Label: NoBusiness Records, 2026
Personnel - Rodrigo Amado: tenor and alto saxophone, bird water whistle; Joe McPhee: tenor saxophone; Kent Kessler: bass; Chris Corsano: drums.
Wailers marks the fourth installment by Portuguese saxophonist Rodrigo Amado’s This Is Our Language Quartet, whose long-developed musical empathy is evident throughout. Joe McPhee, on tenor, forms a compelling frontline with Amado—both granted ample solo space—while the rhythm section is in capable hands, with Kent Kessler on bass and Chris Corsano on drums, merging their voices within a broad, unrestrained harmonic landscape.
The title track—named after a poem by Amiri Baraka—opens with explosive force, plunging the quartet into a delirious cacophony from the outset, driven by a powerful bass surge and frenetic drumming.
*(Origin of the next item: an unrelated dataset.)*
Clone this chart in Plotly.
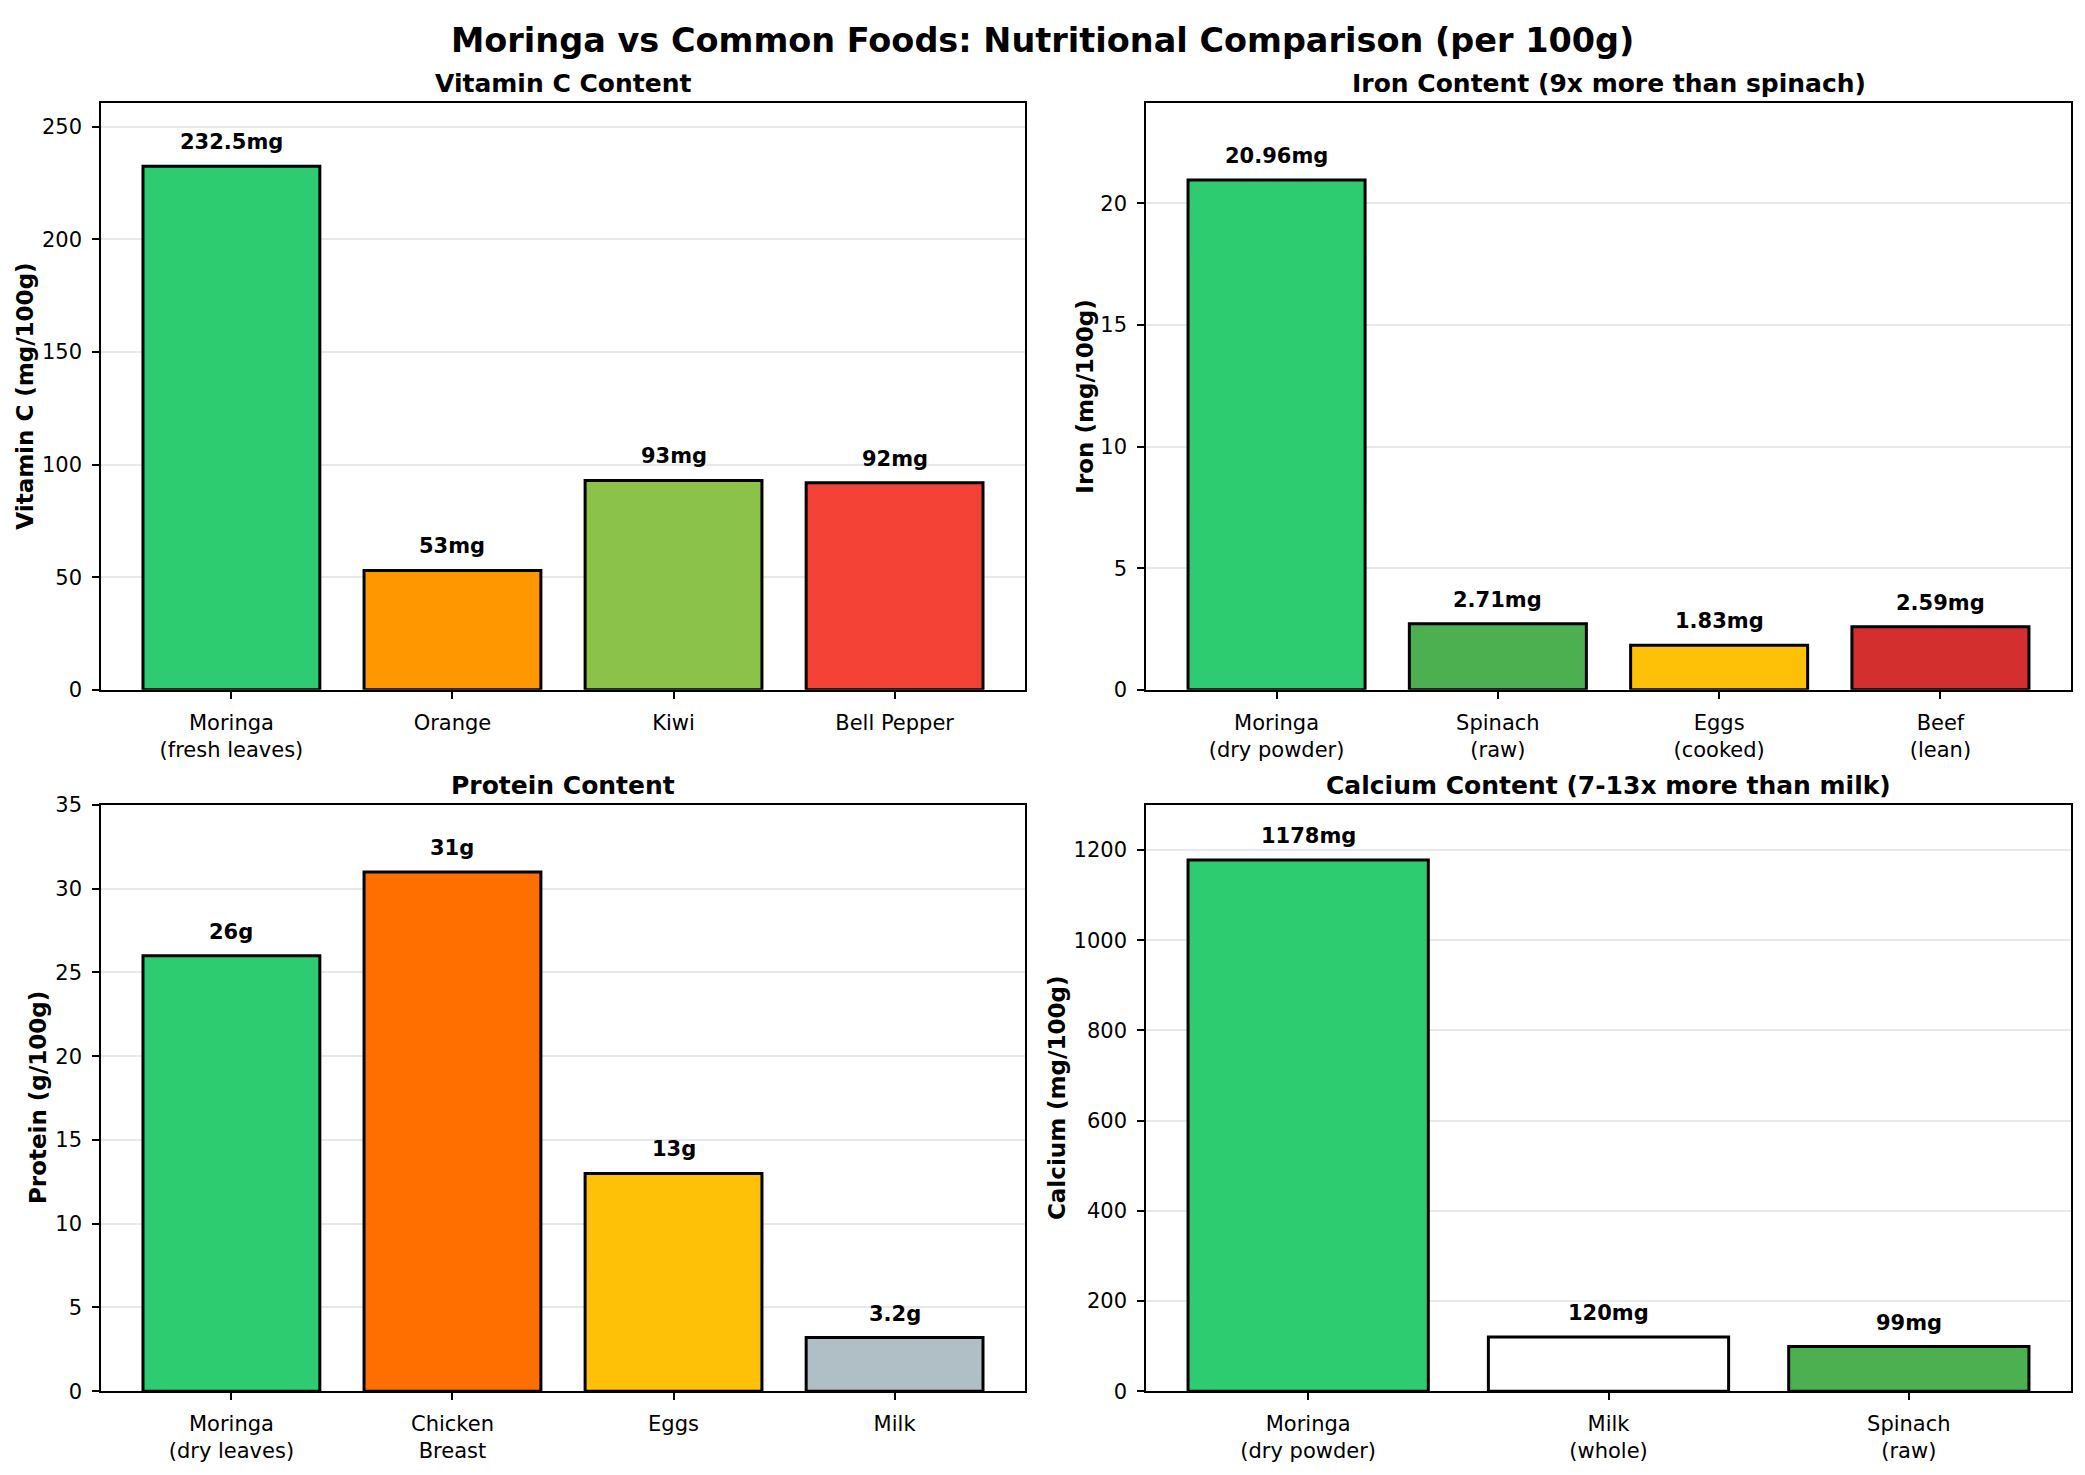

With inventive interplay and striking energy, Amado and McPhee weave playful staccatos into fully articulated phrases, diverging, reconnecting, and ultimately converging in a shared language.
“Hot Folk” features Corsano’s vibrant work across toms and cymbals, while Kessler’s tense arco passages gradually give way to a fuller, rounded pizzicato. McPhee’s restless, knotty tenor lines intensify the piece before it unexpectedly settles into a lyrical, ballad-like passage—reminiscent of an improvised jazz standard—once Amado joins in. Together, they shape melodies over understated cymbals and sparse bass motion. On “Violet Souls”, meditative saxophone lines float above a dark, nearly thunderous rhythmic foundation built from taut arco textures and agitated drumming, culminating in a burst of avant-garde energy.
Amado opens “Theory of Mind II (for Joe)”—a trio tribute to McPhee—with bird water whistle before shifting to saxophone, developing a motif-rich and expressive narrative across its full range. “Subterranean Night Color” offers a compelling drum improvisation alongside chamber-like passages rendered with atmospheric, painterly gestures. They are complemented by forceful saxophone explorations and solo drums. The album closes with “Blue Blowers”, centered on a clearly defined motif, its narrative loose and free, with enough latitude for the most whimsical idea to emerge and sound natural over the swinging motions.
Amado and his peers often keep the listener on edge, their relentless searching continually uncovering moments of genuine discovery.